The market was fairly quiet most of the day until a friendly report on 08/09 acreage was released close to 15% lower than last season at 9.18 compared to 10.88. Along with the senate proposing a 5-year farm bill which is expected to be very grain friendly with much fewer incentives for cotton.
This new farm bill will start to effect the 08/09 crop, along with the higher prices from competitive growths, cotton acreage is expected to lose another 10-15% which was pretty much in the market. However, this information was enough to spark the specs to push through resistance at 65.50 and set a new short term high at 65.90.
Volume was above average at 22,000 futures and 14,000 options as the stock market continues to struggle. The dollar found good support today and made a short term high as grains found good support as well.
Metals and energy seem to be moving sideways and we will see if next week the cotton market can hold the top of the range at 66.00 or we test the 67.00 c/lb. level. Technically, we are making progress and the specs seem to be adding back to their position as open interest is building each day.
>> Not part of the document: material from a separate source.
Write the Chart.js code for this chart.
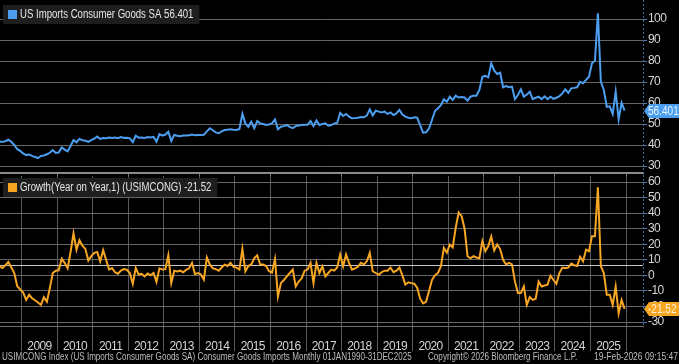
<!DOCTYPE html>
<html>
<head>
<meta charset="utf-8">
<script src="https://cdn.jsdelivr.net/npm/chart.js@4.4.1/dist/chart.umd.min.js"></script>
<style>
html,body{margin:0;padding:0;background:#000;width:679px;height:364px;overflow:hidden;}
#c1{position:absolute;left:0;top:0;}
#c2{position:absolute;left:0;top:175px;}
.foot{position:absolute;top:350px;font-family:'Liberation Sans',Arial,sans-serif;font-size:11px;color:#bdbdbd;white-space:nowrap;line-height:13px;transform-origin:0 0;}
</style>
</head>
<body>
<canvas id="c1" width="679" height="178"></canvas>
<canvas id="c2" width="679" height="176"></canvas>
<div class="foot" id="f1" style="left:2px">USIMCONG Index (US Imports Consumer Goods SA) Consumer Goods Imports Monthly 01JAN1990-31DEC2025</div>
<div class="foot" id="f2" style="left:428px">Copyright© 2026 Bloomberg Finance L.P.</div>
<div class="foot" id="f3" style="left:594px">19-Feb-2026 09:15:47</div>
<script>
// ---- data (monthly, starting May 2008) ----
const startYear = 2008;
const startMonth = 5;
const levelValues = [
  41.6, 41.5, 41.8, 42.5, 41.5, 40.0, 38.0, 37.2,
  36.0, 35.2, 35.5, 34.8, 34.3, 33.8, 34.8, 35.0, 35.6, 36.3, 37.6, 36.2,
  36.4, 38.8, 37.8, 37.0, 39.5, 42.4, 41.3, 42.9, 42.3, 42.0, 41.5, 42.3,
  43.0, 44.0, 42.9, 43.3, 43.2, 43.6, 43.3, 43.6, 43.2, 43.8, 43.4, 43.5,
  43.2, 41.4, 44.4, 43.5, 43.6, 43.3, 43.8, 43.6, 43.9, 41.6, 45.2, 44.5,
  45.0, 46.3, 41.9, 44.8, 44.4, 44.2, 44.5, 44.5, 44.6, 45.0, 44.6, 44.8,
  44.8, 44.9, 46.5, 48.0, 47.0, 46.0, 45.6, 46.5, 47.1, 47.3, 47.5, 47.3,
  47.2, 47.6, 54.8, 50.3, 48.7, 51.1, 48.0, 51.4, 50.3, 50.0, 49.5, 49.8,
  50.3, 52.2, 47.5, 48.7, 49.0, 49.5, 48.6, 48.0, 49.0, 49.3, 49.5, 49.6,
  49.6, 51.4, 49.0, 51.7, 49.5, 50.0, 50.3, 49.2, 49.5, 50.3, 50.5, 55.3,
  53.8, 54.8, 53.5, 52.7, 52.8, 53.0, 53.3, 53.2, 54.0, 57.0, 54.1, 56.3,
  55.9, 55.5, 55.9, 54.8, 55.5, 54.3, 55.0, 56.7, 54.5, 53.5, 53.0, 52.7,
  53.2, 53.0, 49.5, 45.9, 46.0, 47.9, 51.9, 56.2, 57.5, 59.0, 61.8, 60.6,
  63.0, 61.5, 63.5, 62.6, 62.8, 62.6, 61.1, 63.0, 63.5, 63.5, 66.2, 72.5,
  72.9, 72.2, 78.9, 75.5, 73.8, 74.4, 67.5, 68.1, 67.5, 67.8, 61.8, 63.8,
  66.5, 63.0, 64.0, 65.4, 61.8, 62.5, 63.0, 61.8, 63.2, 61.8, 63.0, 62.0,
  62.5, 63.2, 64.6, 66.5, 64.8, 67.0, 67.2, 67.5, 70.1, 69.4, 71.0, 72.5,
  78.9, 80.1, 102.7, 70.1, 66.2, 58.2, 58.4, 54.8, 65.4, 52.2, 60.1, 56.401
];
const yoyValues = [
  5.8, 4.7, 6.5, 8.6, 5.0, 1.5, -7.0, -9.0,
  -11.0, -15.8, -12.5, -14.7, -16.0, -17.5, -19.0, -14.0, -16.9, -8.2, 1.5, 3.0,
  3.2, 10.6, 8.0, 4.5, 15.0, 27.0, 16.4, 22.6, 19.0, 17.0, 9.5, 12.3,
  14.5, 15.0, 9.0, 16.2, 10.0, 3.7, 4.7, 2.0, 1.0, 3.0, 4.0, 3.6,
  1.5, -5.5, 4.7, 0.5, 1.0, -0.7, 1.2, 0.0, 1.5, -4.2, 4.5, 3.7,
  4.0, 13.0, -5.0, 3.0, 2.5, 3.0, 2.0, 3.5, 4.5, 8.0, 0.8, 1.5,
  0.5, -2.8, 11.5, 7.0, 4.5, 4.0, 3.0, 5.0, 6.9, 6.0, 8.0, 5.5,
  5.0, 3.7, 17.0, 2.6, 6.0, 7.0, 11.0, 12.9, 7.0, 7.0, 6.0, 2.6,
  1.8, 10.5, -13.6, -5.0, -3.0, -0.7, 1.5, 3.7, -7.2, -4.0, -2.0, 3.0,
  3.7, 8.0, -5.0, 8.0, 1.5, 5.8, -0.7, 1.5, 3.7, 3.0, 5.0, 13.4,
  5.8, 13.4, 8.0, 3.7, 4.5, 5.5, 8.0, 7.0, 9.0, 14.5, 2.6, 1.5,
  0.4, 2.0, 3.0, 3.0, 5.0, 2.0, 3.0, 5.0, 0.0, -6.0, -4.5, -5.0,
  -5.4, -8.0, -15.0, -18.0, -17.0, -10.0, -3.0, 0.0, 1.5, 5.8, 17.7, 14.5,
  19.8, 18.0, 30.6, 40.4, 38.0, 30.0, 12.3, 11.0, 12.3, 11.5, 11.0, 22.0,
  15.5, 18.8, 25.0, 16.0, 19.8, 16.9, 10.0, 7.0, 8.0, 7.0, -3.9, -11.4,
  -11.4, -7.2, -19.0, -14.0, -15.8, -15.0, -4.0, -7.2, -6.5, -6.0, -0.2, -3.0,
  -5.4, 1.5, 5.0, 4.5, 5.0, 7.6, 6.5, 6.0, 11.9, 9.0, 16.5, 15.5,
  25.2, 25.2, 56.6, 5.8, 1.5, -12.5, -12.5, -19.0, -7.2, -24.4, -15.8, -21.52
];
const yearTicks = [2009,2010,2011,2012,2013,2014,2015,2016,2017,2018,2019,2020,2021,2022,2023,2024,2025,2026];
const levelTicks = [30,40,50,60,70,80,90,100];
const yoyTicks = [-30,-20,-10,0,10,20,30,40,50,60];
const levelLast = 56.401;
const yoyLast = -21.52;
const yoyAverage = 6.8;
const levelLegend = 'US Imports Consumer Goods SA 56.401';
const yoyLegend = 'Growth(Year on Year,1) (USIMCONG) -21.52';

// ---- styling ----
const BLUE = '#4c9ff0';
const ORANGE = '#f6a623';
const GRID = '#666666';
const TXT = '#d6d6d6';
const FONT = "'Liberation Sans',Arial,sans-serif";
const X_MIN = 2008.39, X_MAX = 2026.477;

function toPoints(vals){
  return vals.map((v,i)=>({x: startYear + (startMonth - 1 + i + 0.5)/12, y: v}));
}
function condText(ctx, text, x, y, sx){
  ctx.save(); ctx.translate(x, y); ctx.scale(sx, 1); ctx.fillText(text, 0, 0); ctx.restore();
}

const spacingPlugin = {
  id:'spacing',
  beforeDraw(chart){ chart.ctx.letterSpacing = '-0.6px'; }
};

const axisLinePlugin = {
  id:'axisLine',
  afterDraw(chart){
    const ctx = chart.ctx, a = chart.chartArea;
    ctx.save();
    ctx.strokeStyle = '#46699a';
    ctx.lineWidth = 1;
    ctx.setLineDash([2,2]);
    ctx.beginPath();
    ctx.moveTo(a.right + 0.5, chart.options.plugins.axisLine.top);
    ctx.lineTo(a.right + 0.5, a.bottom);
    ctx.stroke();
    ctx.restore();
  }
};

const legendPlugin = {
  id:'legendBox',
  afterDraw(chart, args, opts){
    const ctx = chart.ctx;
    const a = chart.chartArea;
    ctx.save();
    ctx.letterSpacing = '0px';
    ctx.font = '12px ' + FONT;
    const sx = 0.8;
    const w = ctx.measureText(opts.text).width * sx;
    ctx.fillStyle = '#1e1e1e';
    ctx.fillRect(a.left+3, a.top+opts.top, w+23, 19);
    ctx.fillStyle = opts.color;
    ctx.fillRect(a.left+8, a.top+opts.top+5, 9, 9);
    ctx.fillStyle = '#e6e6e6';
    ctx.textBaseline = 'middle';
    condText(ctx, opts.text, a.left+20, a.top+opts.top+10, sx);
    // value tag
    const yp = Math.round(chart.scales.y.getPixelForValue(opts.value));
    const x0 = a.right + 1;
    ctx.fillStyle = opts.color;
    ctx.beginPath();
    ctx.moveTo(x0, yp);
    ctx.lineTo(x0+5, yp-7);
    ctx.lineTo(chart.width, yp-7);
    ctx.lineTo(chart.width, yp+7);
    ctx.lineTo(x0+5, yp+7);
    ctx.closePath();
    ctx.fill();
    ctx.fillStyle = opts.tagText;
    ctx.font = '12px ' + FONT;
    ctx.textBaseline = 'middle';
    condText(ctx, opts.label, x0+4, yp+1, 0.84);
    ctx.restore();
  }
};

const refLinePlugin = {
  id:'refLine',
  beforeDatasetsDraw(chart, args, opts){
    if (opts.value === undefined) return;
    const ctx = chart.ctx, a = chart.chartArea;
    const y = Math.round(chart.scales.y.getPixelForValue(opts.value)) + 0.5;
    ctx.save();
    ctx.strokeStyle = '#c8c8c8';
    ctx.lineWidth = 1;
    ctx.beginPath(); ctx.moveTo(a.left, y); ctx.lineTo(a.right, y); ctx.stroke();
    ctx.restore();
  }
};

Chart.defaults.font.family = FONT;
Chart.defaults.color = TXT;

const noPad = s => { s.paddingTop = 0; s.paddingBottom = 0; s.paddingLeft = 0; s.paddingRight = 0; };

const yAxisCommon = (ticks) => ({
  position:'right',
  afterBuildTicks: s => { s.ticks = ticks.map(v=>({value:v})); },
  afterFit: s => { s.width = 36; noPad(s); },
  grid:{color:GRID, lineWidth:1, drawTicks:true, tickLength:4, tickColor:'#4a78b4'},
  border:{display:false},
  ticks:{color:TXT, font:{size:12}, padding:1, autoSkip:false}
});

new Chart(document.getElementById('c1'), {
  type:'line',
  data:{datasets:[{data:toPoints(levelValues), borderColor:BLUE, borderWidth:2, pointRadius:0, tension:0, fill:false}]},
  options:{
    responsive:false, animation:false, events:[],
    layout:{padding:0},
    plugins:{legend:{display:false}, tooltip:{enabled:false},
      legendBox:{text:levelLegend, color:BLUE, top:5, value:levelLast, label:'56.401', tagText:'#e8f3ff'},
      axisLine:{top:0}},
    scales:{
      x:{type:'linear', min:X_MIN, max:X_MAX,
         afterBuildTicks: s => { s.ticks = yearTicks.filter(v=>v%2===0).map(v=>({value:v})); },
         afterFit: s => { s.height = 5; noPad(s); },
         grid:{drawOnChartArea:false, drawTicks:true, tickLength:4, color:'#777'},
         border:{display:true, color:'#8c8c8c', width:2},
         ticks:{display:false}},
      y:Object.assign(yAxisCommon(levelTicks), {min:26.67, max:109.05})
    }
  },
  plugins:[spacingPlugin, legendPlugin, axisLinePlugin]
});

new Chart(document.getElementById('c2'), {
  type:'line',
  data:{datasets:[{data:toPoints(yoyValues), borderColor:ORANGE, borderWidth:2, pointRadius:0, tension:0, fill:false}]},
  options:{
    responsive:false, animation:false, events:[],
    layout:{padding:{top:1, left:0, right:0, bottom:0}},
    plugins:{legend:{display:false}, tooltip:{enabled:false},
      legendBox:{text:yoyLegend, color:ORANGE, top:2, value:yoyLast, label:'-21.52', tagText:'#fff4dc'},
      refLine:{value:yoyAverage},
      axisLine:{top:0}},
    scales:{
      x:{type:'linear', min:X_MIN, max:X_MAX,
         afterBuildTicks: s => { s.ticks = yearTicks.map(v=>({value:v})); },
         afterFit: s => { s.height = 25; noPad(s); },
         grid:{color:'#5a5a5a', drawTicks:true, tickLength:25, tickColor:'#5a5a5a'},
         border:{display:true, color:'#707070', width:1},
         ticks:{color:TXT, font:{size:12}, padding:-12, labelOffset:17.8, maxRotation:0, autoSkip:false,
                callback: v => (v < 2026 ? String(v) : '')}},
      y:Object.assign(yAxisCommon(yoyTicks), {min:-32.57, max:63.86})
    }
  },
  plugins:[spacingPlugin, legendPlugin, refLinePlugin, axisLinePlugin]
});

// fit footer texts to their widths in the reference layout
const footWidths = {f1:410, f2:149, f3:84};
for (const id in footWidths){
  const el = document.getElementById(id);
  el.style.transform = 'scaleX(' + (footWidths[id] / el.offsetWidth) + ')';
}
</script>
</body>
</html>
Technically we broke the resistance at the 65.50 cent level, and closed near the high above the 9-day moving average. RSI is back close to 50% and the specs look like they are adding back to their 16% long position. The demand has been steady but not overwhelming as the market looks like it cannot find enough ammunition to retest the contract highs any time soon at 70.50.
We may see the market trade sideways in a 63/67 cent range as we get through the holidays and into the new year. We expect heavier scale up selling from the trade as we move higher and will monitor the specs.